Please give the entries again in full and exactly, without any picture.

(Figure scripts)
==========
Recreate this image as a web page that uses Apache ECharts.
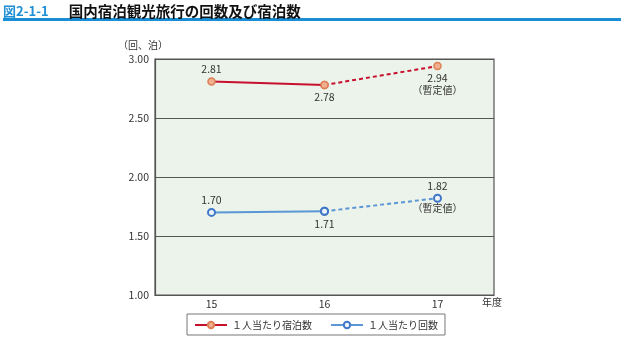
<!DOCTYPE html>
<html><head><meta charset="utf-8">
<script src="https://cdn.jsdelivr.net/npm/echarts@6/dist/echarts.min.js"></script>
<style>html,body{margin:0;padding:0;background:#fff}#c{width:624px;height:342px}</style>
</head><body><div id="c"></div>
<script>
const categories = ['15', '16', '17'];
const stayNights = [2.81, 2.78, 2.94];   // 1人当たり宿泊数
const tripCounts = [1.70, 1.71, 1.82];   // 1人当たり回数
const yTicks = [1.00, 1.50, 2.00, 2.50, 3.00];
const provisionalNote = '（暫定値）';

const FONT = '"Noto Sans CJK JP", "Noto Sans", sans-serif';
const chart = echarts.init(document.getElementById('c'));

function mk(vals, idx, positions, provisionalIdx) {
  return vals.map((v, i) => {
    if (!idx.includes(i)) return null;
    const p = positions[i];
    return {
      value: v,
      label: {
        show: p !== null,
        position: p || 'top',
        formatter: i === provisionalIdx ? '{v|' + v.toFixed(2) + '}\n{n|' + provisionalNote + '}' : v.toFixed(2),
      }
    };
  });
}
const lblBase = {
  color: '#333', fontSize: 10.5, fontFamily: FONT, distance: 2, lineHeight: 12,
  rich: { v: { color: '#333', fontSize: 10.5, fontFamily: FONT, lineHeight: 12, align: 'center' },
          n: { color: '#333', fontSize: 10, fontFamily: FONT, lineHeight: 12, align: 'center' } }
};
const red = '#c8102e';
const blue = '#5b96d6', blueBorder = '#3f78c8';

const redSym = { color: '#f0b090', borderColor: '#dd7f55', borderWidth: 1.5 };
const blueSym = { color: '#eef4fc', borderColor: blueBorder, borderWidth: 2 };

function graphics(p) {
  const g = [
    { type: 'rect', shape: { x: 3, y: 18, width: 618, height: 3 }, style: { fill: '#1a8ed4' } },
    { type: 'text', left: 118, top: 40, style: { text: '（回、泊）', fill: '#333', font: '10px ' + FONT } },
    { type: 'text', left: 482, top: 297, style: { text: '年度', fill: '#333', font: '10px ' + FONT } }
  ];
  if (p) g.push({ type: 'text', x: p[0], y: p[1] + 5, style: { text: provisionalNote, fill: '#333', font: '10px ' + FONT, align: 'center', verticalAlign: 'top' } });
  return g;
}

chart.setOption({
  animation: false,
  title: {
    text: '{a|図2-1-1}    {b|国内宿泊観光旅行の回数及び宿泊数}',
    left: -2, top: -3,
    textStyle: { rich: {
      a: { color: '#1f8fd6', fontSize: 13, fontWeight: 'bold', fontFamily: FONT },
      b: { color: '#111', fontSize: 14.5, fontWeight: 'bold', fontFamily: FONT }
    } }
  },
  graphic: graphics(null),
  grid: { left: 155, right: 130, top: 59, bottom: 47, show: true, backgroundColor: '#ecf3ea', borderColor: '#555', borderWidth: 1.2 },
  legend: {
    left: 187, top: 314, itemGap: 18, padding: [6, 7, 5, 7],
    borderColor: '#777', borderWidth: 1, borderRadius: 0,
    itemWidth: 32, itemHeight: 8,
    data: ['１人当たり宿泊数', '１人当たり回数'],
    textStyle: { color: '#333', fontSize: 10, fontFamily: FONT }
  },
  xAxis: {
    type: 'category', data: categories, boundaryGap: true,
    axisLine: { lineStyle: { color: '#555', width: 1.2 } },
    axisTick: { inside: true, length: 5, lineStyle: { color: '#555' } },
    axisLabel: { color: '#333', fontSize: 10.5, fontFamily: FONT, margin: 4 }
  },
  yAxis: {
    type: 'value', min: yTicks[0], max: yTicks[yTicks.length - 1], interval: 0.5,
    axisLine: { show: true, lineStyle: { color: '#555', width: 1.2 } },
    axisTick: { show: false },
    splitLine: { lineStyle: { color: '#555', width: 1 } },
    axisLabel: { color: '#333', fontSize: 10.5, fontFamily: FONT, margin: 6, formatter: v => v.toFixed(2) }
  },
  series: [
    { name: '１人当たり宿泊数', type: 'line', data: mk(stayNights, [0, 1], ['top', 'bottom', null], -1),
      lineStyle: { color: red, width: 2 }, itemStyle: redSym, symbol: 'circle', symbolSize: 7, label: lblBase, z: 3 },
    { name: 'stay-prov', type: 'line', data: mk(stayNights, [1, 2], [null, null, 'bottom'], 2),
      lineStyle: { color: red, width: 2, type: [4, 3] }, itemStyle: redSym, symbol: 'circle', symbolSize: 7, label: lblBase, z: 2 },
    { name: '１人当たり回数', type: 'line', data: mk(tripCounts, [0, 1], ['top', 'bottom', null], -1),
      lineStyle: { color: blue, width: 2 }, itemStyle: blueSym, symbol: 'circle', symbolSize: 7, label: lblBase, z: 3 },
    { name: 'trip-prov', type: 'line', data: mk(tripCounts, [1, 2], [null, null, 'top'], -1),
      lineStyle: { color: blue, width: 2, type: [4, 3] }, itemStyle: blueSym, symbol: 'circle', symbolSize: 7, label: lblBase, z: 2 }
  ]
});
const p = chart.convertToPixel({ gridIndex: 0 }, [2, tripCounts[2]]);
chart.setOption({ graphic: graphics(p) }, { replaceMerge: ['graphic'] });
</script></body></html>
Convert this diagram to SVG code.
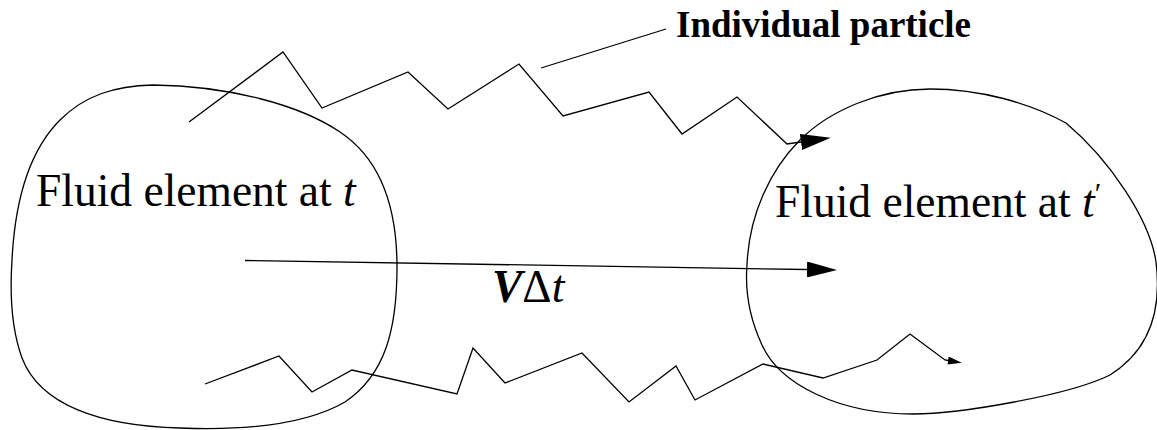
==========
__Worked solution__.
Recreate this image as a web page that uses Apache ECharts.
<!DOCTYPE html>
<html><head><meta charset="utf-8">
<script src="https://cdn.jsdelivr.net/npm/echarts@6/dist/echarts.min.js"></script>
<style>html,body{margin:0;padding:0;background:#fff}#c{width:624px;height:342px}</style>
</head><body><div id="c"></div>
<script>
const categories = ['15', '16', '17'];
const stayNights = [2.81, 2.78, 2.94];   // 1人当たり宿泊数
const tripCounts = [1.70, 1.71, 1.82];   // 1人当たり回数
const yTicks = [1.00, 1.50, 2.00, 2.50, 3.00];
const provisionalNote = '（暫定値）';

const FONT = '"Noto Sans CJK JP", "Noto Sans", sans-serif';
const chart = echarts.init(document.getElementById('c'));

function mk(vals, idx, positions, provisionalIdx) {
  return vals.map((v, i) => {
    if (!idx.includes(i)) return null;
    const p = positions[i];
    return {
      value: v,
      label: {
        show: p !== null,
        position: p || 'top',
        formatter: i === provisionalIdx ? '{v|' + v.toFixed(2) + '}\n{n|' + provisionalNote + '}' : v.toFixed(2),
      }
    };
  });
}
const lblBase = {
  color: '#333', fontSize: 10.5, fontFamily: FONT, distance: 2, lineHeight: 12,
  rich: { v: { color: '#333', fontSize: 10.5, fontFamily: FONT, lineHeight: 12, align: 'center' },
          n: { color: '#333', fontSize: 10, fontFamily: FONT, lineHeight: 12, align: 'center' } }
};
const red = '#c8102e';
const blue = '#5b96d6', blueBorder = '#3f78c8';

const redSym = { color: '#f0b090', borderColor: '#dd7f55', borderWidth: 1.5 };
const blueSym = { color: '#eef4fc', borderColor: blueBorder, borderWidth: 2 };

function graphics(p) {
  const g = [
    { type: 'rect', shape: { x: 3, y: 18, width: 618, height: 3 }, style: { fill: '#1a8ed4' } },
    { type: 'text', left: 118, top: 40, style: { text: '（回、泊）', fill: '#333', font: '10px ' + FONT } },
    { type: 'text', left: 482, top: 297, style: { text: '年度', fill: '#333', font: '10px ' + FONT } }
  ];
  if (p) g.push({ type: 'text', x: p[0], y: p[1] + 5, style: { text: provisionalNote, fill: '#333', font: '10px ' + FONT, align: 'center', verticalAlign: 'top' } });
  return g;
}

chart.setOption({
  animation: false,
  title: {
    text: '{a|図2-1-1}    {b|国内宿泊観光旅行の回数及び宿泊数}',
    left: -2, top: -3,
    textStyle: { rich: {
      a: { color: '#1f8fd6', fontSize: 13, fontWeight: 'bold', fontFamily: FONT },
      b: { color: '#111', fontSize: 14.5, fontWeight: 'bold', fontFamily: FONT }
    } }
  },
  graphic: graphics(null),
  grid: { left: 155, right: 130, top: 59, bottom: 47, show: true, backgroundColor: '#ecf3ea', borderColor: '#555', borderWidth: 1.2 },
  legend: {
    left: 187, top: 314, itemGap: 18, padding: [6, 7, 5, 7],
    borderColor: '#777', borderWidth: 1, borderRadius: 0,
    itemWidth: 32, itemHeight: 8,
    data: ['１人当たり宿泊数', '１人当たり回数'],
    textStyle: { color: '#333', fontSize: 10, fontFamily: FONT }
  },
  xAxis: {
    type: 'category', data: categories, boundaryGap: true,
    axisLine: { lineStyle: { color: '#555', width: 1.2 } },
    axisTick: { inside: true, length: 5, lineStyle: { color: '#555' } },
    axisLabel: { color: '#333', fontSize: 10.5, fontFamily: FONT, margin: 4 }
  },
  yAxis: {
    type: 'value', min: yTicks[0], max: yTicks[yTicks.length - 1], interval: 0.5,
    axisLine: { show: true, lineStyle: { color: '#555', width: 1.2 } },
    axisTick: { show: false },
    splitLine: { lineStyle: { color: '#555', width: 1 } },
    axisLabel: { color: '#333', fontSize: 10.5, fontFamily: FONT, margin: 6, formatter: v => v.toFixed(2) }
  },
  series: [
    { name: '１人当たり宿泊数', type: 'line', data: mk(stayNights, [0, 1], ['top', 'bottom', null], -1),
      lineStyle: { color: red, width: 2 }, itemStyle: redSym, symbol: 'circle', symbolSize: 7, label: lblBase, z: 3 },
    { name: 'stay-prov', type: 'line', data: mk(stayNights, [1, 2], [null, null, 'bottom'], 2),
      lineStyle: { color: red, width: 2, type: [4, 3] }, itemStyle: redSym, symbol: 'circle', symbolSize: 7, label: lblBase, z: 2 },
    { name: '１人当たり回数', type: 'line', data: mk(tripCounts, [0, 1], ['top', 'bottom', null], -1),
      lineStyle: { color: blue, width: 2 }, itemStyle: blueSym, symbol: 'circle', symbolSize: 7, label: lblBase, z: 3 },
    { name: 'trip-prov', type: 'line', data: mk(tripCounts, [1, 2], [null, null, 'top'], -1),
      lineStyle: { color: blue, width: 2, type: [4, 3] }, itemStyle: blueSym, symbol: 'circle', symbolSize: 7, label: lblBase, z: 2 }
  ]
});
const p = chart.convertToPixel({ gridIndex: 0 }, [2, tripCounts[2]]);
chart.setOption({ graphic: graphics(p) }, { replaceMerge: ['graphic'] });
</script></body></html>
Convert this diagram to SVG code.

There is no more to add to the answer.